Easy partial quotients strategy for dividing with remainders

📚 Understanding Partial Quotients Division with Remainders

Partial quotients is a division strategy where you break down the division problem into a series of easier subtractions. Instead of trying to figure out the whole quotient at once, you find 'partial' quotients, which are amounts you can easily take out of the dividend. You keep going until you can't take out any more whole groups of the divisor, and what's left is the remainder. This method is especially helpful for dividing large numbers.

📜 History and Background

The concept of partial quotients isn't new; it's rooted in understanding the relationship between multiplication and division. While not explicitly named in ancient mathematical texts, the idea of repeatedly subtracting multiples of the divisor from the dividend has been around for centuries. Modern approaches to teaching division often emphasize conceptual understanding, making partial quotients a valuable tool.

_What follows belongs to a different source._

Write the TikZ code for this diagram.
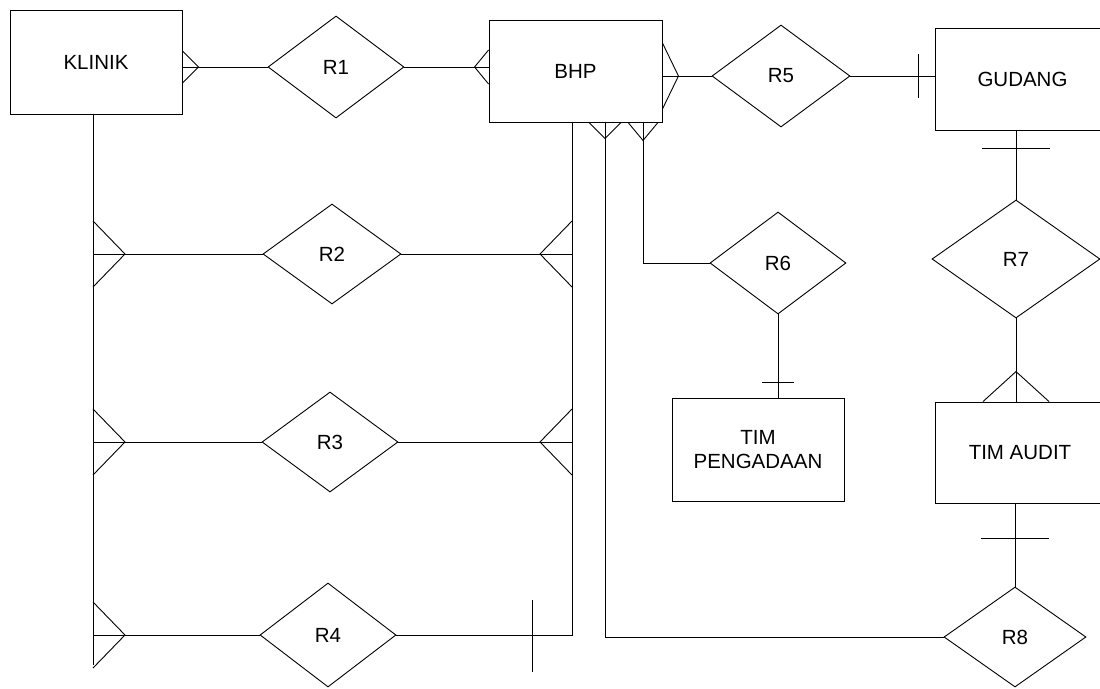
\documentclass[tikz,border=0pt]{standalone}
\usepackage{fontspec}
\setmainfont{Liberation Sans}
\usetikzlibrary{shapes.geometric,calc}
\begin{document}
\begin{tikzpicture}[x=1pt,y=-1pt,line width=0.9pt,
  ent/.style={draw,rectangle,inner sep=0pt,align=center,font=\fontsize{20.5}{24}\selectfont},
  rel/.style={draw,diamond,inner sep=0pt,font=\fontsize{20.5}{24}\selectfont}]
\useasboundingbox (0,0) rectangle (1100,688);
\clip (0,0) rectangle (1100,688);
% entities
\node[ent,minimum width=172pt,minimum height=104pt] (KLINIK) at (96,62) {KLINIK};
\node[ent,minimum width=173pt,minimum height=102pt] (BHP) at (575.5,71) {BHP};
\node[ent,minimum width=175pt,minimum height=102pt] (GUDANG) at (1022.5,79) {GUDANG};
\node[ent,minimum width=172pt,minimum height=103pt] (TP) at (758,449.5) {TIM\\PENGADAAN};
\node[ent,minimum width=170pt,minimum height=101pt] (TA) at (1020,452.5) {TIM AUDIT};
% relationships
\node[rel,minimum width=136pt,minimum height=102pt] (R1) at (336,67) {R1};
\node[rel,minimum width=138pt,minimum height=100pt] (R2) at (332,254) {R2};
\node[rel,minimum width=136pt,minimum height=100pt] (R3) at (330,442) {R3};
\node[rel,minimum width=136pt,minimum height=104pt] (R4) at (328,635) {R4};
\node[rel,minimum width=138pt,minimum height=102pt] (R5) at (781,76) {R5};
\node[rel,minimum width=136pt,minimum height=102pt] (R6) at (778,263) {R6};
\node[rel,minimum width=168pt,minimum height=118pt] (R7) at (1016,259) {R7};
\node[rel,minimum width=142pt,minimum height=100pt] (R8) at (1015,637) {R8};
% KLINIK - R1
\coordinate (k1) at (R1.west -| KLINIK.east);
\draw (k1) -- (R1.west);
\draw (k1) ++(0,-16) -- ++(16,16) -- ++(-16,16);
% R1 - BHP
\coordinate (b1) at (R1.east -| BHP.west);
\draw (R1.east) -- (b1);
\draw (b1) ++(0,-17) -- ++(-14,17) -- ++(14,17);
% BHP - R5
\coordinate (b5) at (R5.west -| BHP.east);
\draw (b5) -- (R5.west);
\draw (b5) ++(0,-33) -- ++(16,33) -- ++(-16,33);
% R5 - GUDANG
\coordinate (g5) at (R5.east -| GUDANG.west);
\draw (R5.east) -- (g5);
\draw (g5) ++(-16,-22) -- ++(0,44);
% GUDANG - R7
\coordinate (g7) at (R7.north |- GUDANG.south);
\draw (g7) -- (R7.north);
\draw (g7) ++(-34,18) -- ++(68,0);
% R7 - TIM AUDIT
\coordinate (t7) at (R7.south |- TA.north);
\draw (R7.south) -- (t7);
\draw (t7) ++(-33,0) -- ++(33,-30) -- ++(33,30);
% TIM AUDIT - R8
\coordinate (t8) at (R8.north |- TA.south);
\draw (t8) -- (R8.north);
\draw (t8) ++(-34,35) -- ++(68,0);
% BHP - R8
\coordinate (b8) at ([xshift=29.5pt]BHP.south);
\draw (b8) |- (R8.west);
\draw (b8) ++(-16,0) -- ++(16,16) -- ++(16,-16);
% BHP - R6
\coordinate (b6) at ([xshift=67.5pt]BHP.south);
\draw (b6) |- (R6.west);
\draw (b6) ++(-15,0) -- ++(15,18) -- ++(15,-18);
% R6 - TIM PENGADAAN
\coordinate (p6) at (R6.south |- TP.north);
\draw (R6.south) -- (p6);
\draw (p6) ++(-16,-15) -- ++(32,0);
% KLINIK spine
\coordinate (k0) at ([xshift=-3pt]KLINIK.south);
\coordinate (kend) at ($(k0)+(0,551)$);
\draw (k0) -- (kend);
\coordinate (l2) at (R2.west -| k0);
\draw (l2) -- (R2.west);
\draw (l2) ++(0,-33) -- ++(32,33) -- ++(-32,33);
\coordinate (l3) at (R3.west -| k0);
\draw (l3) -- (R3.west);
\draw (l3) ++(0,-33) -- ++(32,33) -- ++(-32,33);
\coordinate (l4) at (R4.west -| k0);
\draw (l4) -- (R4.west);
\draw (l4) ++(0,-33) -- ++(32,33) -- ++(-32,33);
% BHP spine
\coordinate (b0) at ([xshift=-3.5pt]BHP.south);
\coordinate (r2) at (R2.east -| b0);
\draw (R2.east) -- (r2);
\draw (r2) ++(0,-33) -- ++(-32,33) -- ++(32,33);
\coordinate (r3) at (R3.east -| b0);
\draw (R3.east) -- (r3);
\draw (r3) ++(0,-33) -- ++(-32,33) -- ++(32,33);
\coordinate (r4) at (R4.east -| b0);
\draw (b0) -- (r4) -- (R4.east);
\draw (r4) ++(-40,-35) -- ++(0,72);
\end{tikzpicture}
\end{document}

✨ Key Principles of Partial Quotients

• 🍎 Decomposition: Break down the dividend into smaller, more manageable parts.
• ➗ Repeated Subtraction: Subtract multiples of the divisor from the dividend.
• ➕ Accumulation: Add up the partial quotients to find the total quotient.
• ⚖️ Estimation: Use estimation to choose reasonable partial quotients.
• ✅ Remainder Handling: Understand that the remainder is what's left over after all possible groups of the divisor have been subtracted.

➗ Step-by-Step Example

Let's divide 674 by 5 using partial quotients.

1. Setup: Write the division problem as $5 \overline{)674}$.
2. First Quotient: We can take out 100 groups of 5 ($5 * 100 = 500$). Write 100 as a partial quotient.
3. Subtract: Subtract 500 from 674, leaving 174.
4. Second Quotient: We can take out 30 groups of 5 ($5 * 30 = 150$). Write 30 as a partial quotient.
5. Subtract: Subtract 150 from 174, leaving 24.
6. Third Quotient: We can take out 4 groups of 5 ($5 * 4 = 20$). Write 4 as a partial quotient.
7. Subtract: Subtract 20 from 24, leaving 4.
8. Remainder: Since 4 is less than 5, it's the remainder.
9. Add Partial Quotients: $100 + 30 + 4 = 134$.

Therefore, $674 \div 5 = 134$ with a remainder of 4. We write this as $674 \div 5 = 134 R 4$.

💡 Tips and Tricks

• 🎯 Start with Easy Multiples: Begin with multiples of 10 or 100.
• 📝 Keep it Organized: Clearly write down each partial quotient and subtraction step.
• 🧮 Check Your Work: Multiply the quotient by the divisor and add the remainder to verify your answer.
• ➕ Flexibility: There's often more than one way to choose the partial quotients; the important thing is to be accurate.

➕ Real-world Examples

• 📦 Sharing Items: Dividing a box of 257 candies among 12 friends.
• 🚌 Planning a Trip: Figuring out how many buses are needed to transport 435 students if each bus holds 40 students.
• 🍪 Baking: Determining how many batches of cookies you can make with 500 chocolate chips if each batch needs 35 chips.

📝 Practice Quiz

Solve the following division problems using partial quotients:

1. $345 \div 7$
2. $876 \div 4$
3. $567 \div 9$
4. $912 \div 6$
5. $458 \div 3$

🔑 Conclusion

Partial quotients offer a flexible and understandable approach to division, especially when dealing with remainders. By breaking down the problem into smaller, manageable steps, students can develop a stronger conceptual understanding of division.